Turkey's Putsch and the Democratic Dilemma
When the military tries to overthrow a strongman, who is there to root for?

For outside observers of the confusing drama of Turkey’s coup attempt on Friday night—the blocked bridges, the low-flying jets, an embattled president FaceTiming the nation with a plea for supporters to take to the streets—it was difficult to locate an unambiguous good guy among rival claimants to Turkey’s leadership. (Among ordinary Turkish citizens, the good guys were plainly visible, for example among protesters confronting tanks and journalists continuing to broadcast after soldiers invaded their studio.)

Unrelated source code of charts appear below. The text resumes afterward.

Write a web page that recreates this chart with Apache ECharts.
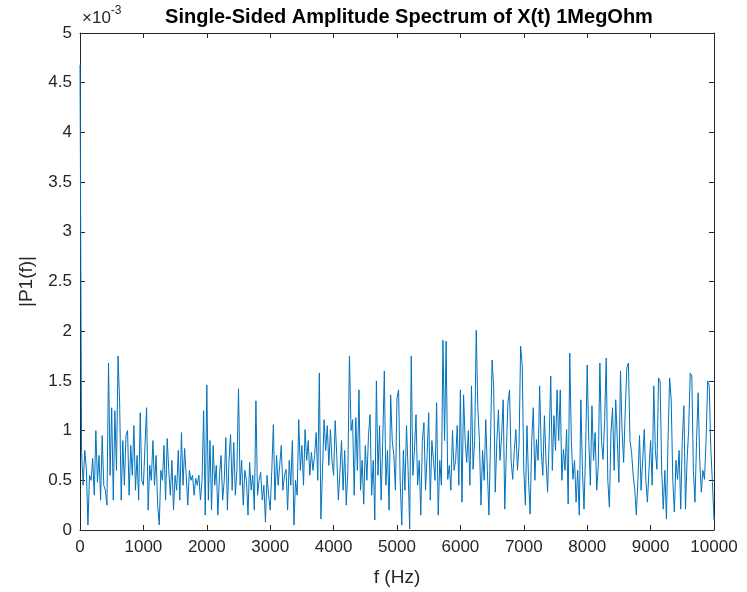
<!DOCTYPE html>
<html><head><meta charset="utf-8">
<script src="https://cdn.jsdelivr.net/npm/echarts@6/dist/echarts.min.js"></script>
<style>html,body{margin:0;padding:0;background:#fff}#c{width:747px;height:592px}</style>
</head><body><div id="c"></div>
<script>
// Frequency grid: 0 .. 10000 Hz, step 25 Hz
const F_STEP = 25;
// |P1(f)| values in units of 1e-3 (chunks of 1000 Hz)
const amp0 = [4.68,0.78,0.45,0.8,0.62,0.05,0.55,0.5,0.72,0.35,1.0,0.48,0.75,0.3,0.95,0.45,0.4,0.25,1.68,0.55,1.23,0.3,1.2,0.6,1.75,1.28,0.3,0.9,0.45,0.95,1.0,0.35,0.85,0.55,1.05,0.4,0.75,0.3,1.18,0.5];
const amp1 = [0.45,0.85,1.23,0.2,0.65,0.5,0.9,0.45,0.75,0.25,0.05,0.6,0.5,0.85,0.3,0.92,0.6,0.35,0.7,0.2,0.55,0.4,0.8,0.3,0.98,0.45,0.82,0.55,0.25,0.6,0.5,0.55,0.35,0.52,0.45,0.55,0.3,0.5,1.2,0.15];
const amp2 = [1.46,0.3,0.9,0.2,0.85,0.45,0.65,0.15,0.55,0.75,0.3,0.5,0.93,0.2,0.7,0.96,0.4,0.88,0.35,0.6,1.42,0.45,0.7,0.25,0.6,0.5,0.15,0.68,0.4,0.55,0.2,1.3,0.35,0.5,0.58,0.3,0.45,0.08,0.55,0.35];
const amp3 = [0.2,0.6,1.06,0.3,0.75,0.45,0.65,0.85,0.4,0.55,0.61,0.2,0.7,0.45,0.9,0.05,0.5,0.35,1.11,0.6,0.85,0.45,1.01,0.7,0.9,0.55,0.78,0.6,0.75,0.98,0.5,1.58,0.11,0.6,1.11,0.8,1.05,0.65,1.01,0.7];
const amp4 = [0.55,1.1,0.75,0.3,0.58,0.9,0.4,0.8,0.25,0.6,1.75,1.0,1.11,0.35,1.13,0.6,1.41,0.4,0.7,0.26,0.85,0.5,0.95,1.16,0.35,0.7,0.1,1.5,0.55,1.05,0.3,0.9,1.6,0.45,0.8,0.2,1.36,0.9,0.75,0.4];
const amp5 = [1.33,1.41,0.5,0.05,0.8,0.4,1.05,0.6,0.01,1.75,0.55,0.8,1.16,0.45,0.7,0.15,0.9,1.08,0.4,0.75,1.18,0.3,0.9,0.88,0.5,1.28,0.15,0.7,0.45,1.91,0.9,1.9,0.51,0.65,0.4,1.0,0.6,0.7,1.05,0.45];
const amp6 = [1.41,0.28,1.36,0.9,0.68,1.0,0.45,1.45,0.61,0.9,2.01,1.23,0.9,0.25,0.8,0.5,1.11,0.6,0.15,0.9,1.71,1.43,0.38,0.9,1.21,0.7,0.95,1.31,0.21,0.8,1.28,1.41,0.7,0.51,0.8,1.01,0.6,0.85,1.85,1.66];
const amp7 = [0.6,0.25,1.05,0.5,0.16,0.9,1.23,0.5,0.91,0.7,1.45,0.8,0.55,1.15,0.7,0.38,0.9,1.55,0.6,1.15,0.8,1.41,0.9,1.41,0.5,0.81,0.6,1.01,0.26,1.78,0.9,0.51,0.7,0.28,0.6,0.15,1.31,0.6,0.21,0.8];
const amp8 = [1.66,0.9,0.45,1.25,0.7,0.98,0.4,0.65,1.68,0.9,0.71,1.1,1.73,0.5,0.23,0.98,1.23,0.6,1.31,0.9,0.48,1.6,1.0,0.68,1.2,1.63,1.68,0.9,0.78,0.55,0.41,0.15,0.5,0.95,0.4,0.7,1.01,0.5,0.28,0.61];
const amp9 = [0.9,0.45,1.45,0.8,0.61,1.53,1.5,0.6,0.21,0.6,0.11,0.9,1.53,1.31,0.5,0.18,0.7,0.51,0.8,0.21,0.9,1.25,0.21,0.7,1.0,1.58,1.55,0.6,0.28,0.9,1.38,0.7,0.38,0.6,0.51,0.9,1.5,1.45,0.81,0.48,0.1];
const xTicks = [0,1000,2000,3000,4000,5000,6000,7000,8000,9000,10000];
const yTicks = [0,0.5,1,1.5,2,2.5,3,3.5,4,4.5,5];
const titleText = 'Single-Sided Amplitude Spectrum of X(t) 1MegOhm';
const xName = 'f (Hz)';
const yName = '|P1(f)|';

const amps = [].concat(amp0,amp1,amp2,amp3,amp4,amp5,amp6,amp7,amp8,amp9);
const seriesData = amps.map((v,i)=>[i*F_STEP, v]);

const AX = '#262626';
const FONT = '"Liberation Sans", Arial, Helvetica, sans-serif';
const chart = echarts.init(document.getElementById('c'), null, {renderer:'canvas'});
const baseX = {
  type:'value', min:xTicks[0], max:xTicks[xTicks.length-1], interval:1000,
  axisLine:{show:true, onZero:false, lineStyle:{color:AX, width:1}},
  axisTick:{show:true, inside:true, length:5, lineStyle:{color:AX}},
  splitLine:{show:false}
};
const baseY = {
  type:'value', min:yTicks[0], max:yTicks[yTicks.length-1], interval:0.5,
  axisLine:{show:true, onZero:false, lineStyle:{color:AX, width:1}},
  axisTick:{show:true, inside:true, length:5, lineStyle:{color:AX}},
  splitLine:{show:false}
};
chart.setOption({
  animation:false,
  backgroundColor:'#fff',
  grid:{left:80, right:33, top:33, bottom:59, containLabel:false},
  title:{
    text:titleText, left:404, top:2, textAlign:'center',
    textStyle:{fontFamily:FONT, fontSize:20, fontWeight:'bold', color:'#000'}
  },
  graphic:[
    {type:'text', left:82, top:5, style:{
      text:'{a|×10}{b|-3}',
      rich:{
        a:{fontFamily:FONT, fontSize:17, fill:AX, verticalAlign:'bottom', lineHeight:22},
        b:{fontFamily:FONT, fontSize:12, fill:AX, verticalAlign:'top', lineHeight:22, padding:[0,0,10,0]}
      }
    }}
  ],
  xAxis:[
    Object.assign({}, baseX, {
      position:'bottom',
      name:xName, nameLocation:'middle', nameGap:38,
      nameTextStyle:{fontFamily:FONT, fontSize:19, color:AX},
      axisLabel:{show:true, margin:9, fontFamily:FONT, fontSize:17, color:AX,
        formatter:v=>String(v)}
    }),
    Object.assign({}, baseX, {position:'top', axisLabel:{show:false}})
  ],
  yAxis:[
    Object.assign({}, baseY, {
      position:'left',
      name:yName, nameLocation:'middle', nameGap:44, nameRotate:90,
      nameTextStyle:{fontFamily:FONT, fontSize:19, color:AX},
      axisLabel:{show:true, margin:8, fontFamily:FONT, fontSize:17, color:AX,
        formatter:v=>String(v)}
    }),
    Object.assign({}, baseY, {position:'right', axisLabel:{show:false}})
  ],
  series:[{
    type:'line', data:seriesData, xAxisIndex:0, yAxisIndex:0,
    showSymbol:false, symbol:'none', smooth:false,
    lineStyle:{color:'#0072BD', width:1},
    clip:true
  }]
});
</script></body></html>
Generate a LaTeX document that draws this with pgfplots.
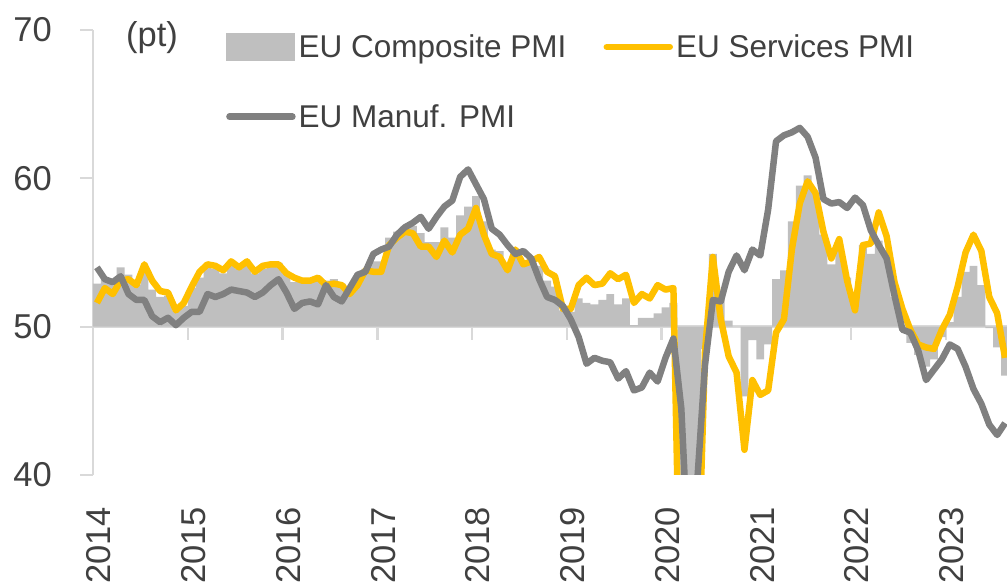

But for supporters of liberal democracy, there were few other heroes to cheer on. There was only the deeply strange spectacle of President Recep Tayyip Erdogan, the elected strongman of Turkey who has consolidated power and silenced opposition, landing in Istanbul to vanquish the putschists like some sort of democratic savior. Erdogan’s prime minister, Binali Yildirim—the constitutional head of government who serves as a figurehead in Erdogan’s de facto, one-man presidential rule—remarked as the coup attempt was unfolding that “Our people should know that we will not allow any activity that would harm democracy.”
Erdogan’s decade-plus tenure itself has been replete with such activity. As Dion Nissenbaum detailed in the Wall Street Journal on Friday, under Erdogan:
An escalating effort to silence debate has had a chilling effect on an assortment of students, teachers, truck drivers, opposing politicians, business executives, journalists and celebrities, many of whom have said they are more afraid to publicly question the president. Press-freedom groups say nearly 900 journalists have lost their jobs. Prosecutors have accused people of insulting the Turkish leader by using a law invoked infrequently before Mr. Erdogan became president in 2014. He has transformed the job, once seen as largely ceremonial, into the country’s most powerful post.
And under Erdogan, on Saturday, the purges began, with the arrests of nearly 3,000 military personnel and the dismissal of almost as many judges.
And yet Erdogan remains Turkey’s elected president, which underscores the tension between procedural democracy and liberal values. Writing in The Atlantic recently, Shadi Hamid described this tension:
In the American experience, democracy and liberalism seemed to go hand in hand, to such an extent that democracy really just became shorthand for “liberal democracy.” As Richard Youngs writes in his excellent study of non-Western democracy, liberalism and democracy have historically been “rival notions and not bedfellows.” Liberalism is about non-negotiable personal rights and freedoms. Democracy, while requiring some basic protection of rights to allow for meaningful competition, is more about popular sovereignty, popular will, and accountability and responsiveness to the voting public. Which, of course, raises the question: What if voters don’t want to be liberal and vote accordingly?
How is liberal democracy to emerge in that case—a case like Turkey’s? Does it require force? And can the overthrow of an elected leader really yield a more liberal-democratic government than whatever preceded it?
Turkey’s own history has provided repeated tests of this last question; David Graham on Friday described the country’s “semi-regular pattern of military coups … in 1960, 1971, 1980, and 1997.” In the past, these moves have enjoyed popular support, and military leaders have restored civilian government. The long-term trajectory, right up to Erdogan’s current authoritarian moment, has not been in a more democratic direction. “In each and every one of these military interventions beginning in 1960s, the military has altered constitutions in a way that makes it more difficult for certain groups to contest politics,” Steven A. Cook, a Middle East expert at the Council on Foreign Relations, told me.
Cook said it didn’t follow that, because Erdogan is authoritarian, a coup to remove him would be good for democracy. “Neither this faction within the military [that attempted the coup] nor [Erdogan’s party] the AKP have good democratic credentials. … There’s also large numbers of Turks who hate Erdogan but don’t want to live under military rule.”
But something important has changed in Turkish politics. All of Turkey’s four main political parties, including the opposition, have condemned the coup attempt, as did top military leaders, with one general denouncing “this movement comprised of a small group within our ranks.” Cook said: “I think what’s important is that regardless of the quality of Turkish politics, there are a lot of Turks who don’t want the military to intervene. Unlike previous coups in 1980, 1997, where the public welcomed the military’s intervention, in this you did not have that at all.”
None of this adds up to a democratic breakthrough. And as Erdogan moved to eliminate alleged plotters and further consolidate power on Saturday, liberal democracy moved even further away.